Social Forum is not myopic. Not every betterment in our life situation does worth it. If you are on strike for higher wages and that is achieved through importing the goods or raw materials from other parts of the world where people are suffering because of the policies of your government, you will turn it down. You are not happy with having a better car if it is manufactured in a country where the wage of the workers in a week is much less than what you earn in a day. People of colour do not celebrate Obama’s being black, nor do women participating in the Social Forum are happy that Condoleezza Rice’s is black and a woman. If the 1% is to be substituted by the women or by the indigenous people or people of colour, this does not turn things better in any sense for the 99%. That world would be even worse than the current world. Put differently, the root of the problems not their superficial appearance is targeted by the Social Forum.

Social forum aims at problems impersonally. What is in a name after all? A Harper under any name will be as terrible! Yes! The Social Forum is conscious of the future that he is substituted by another representative of Neoliberalism. Not even that. It realises that neoliberalism can be substituted by another system that reproduces the capitalist system. Now that capitalism is systemic, fighting against it is also systemic. This is done through reaching for the roots of the problems in the following manner.

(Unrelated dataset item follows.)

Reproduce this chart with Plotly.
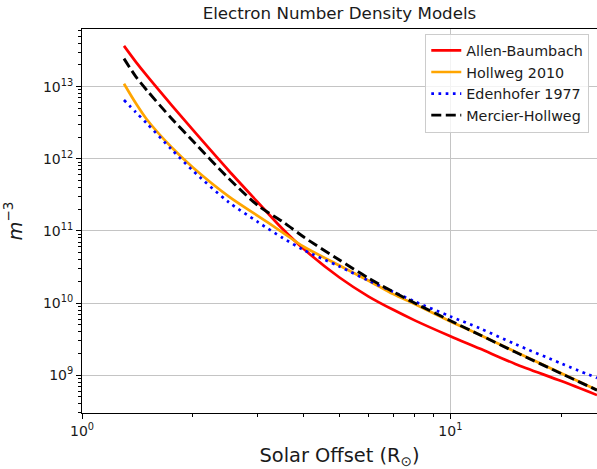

Social forum is non-sectarian. One of the difficulties social activists have always had is to bridge the gap between social movements that usually have a strong spontaneous characteristic and some sectarian organizations which owing to their hierarchical structure, or ideological barriers, or owing to limiting themselves to some specific demands, or because of other reasons have not been successful in reaching the grass roots of the society. Social forum can bridge this gap. And this is done by its being overarching: people of colour, indigenous people, and the working class including but not limited to factory workers, service workers, nurses, teachers, the unemployed, the housewives and students all are included in the Social Forum.

In a recent article in Forbes, Canada was ranked the sixth happy country in the world. But “what does happiness mean to you?” We read in a part of the article “at its CORE it consists of being healthy, having enough food to feed yourself and your family and enough money to do what you want and buy what you want. For most people that entails a nice home, decent clothes, a car or two, cable TV, good times with family and friends.” Participants of the Social Forum have a different definition of happiness in its CORE. They want to realise another world, and they know that it is a herculean task.

As Jacob Wawatie, the Founder and Director of Kokomville Academy, said in the end of the Social Forum meeting on 27th of January: “This is just a seed that is beginning to grow”.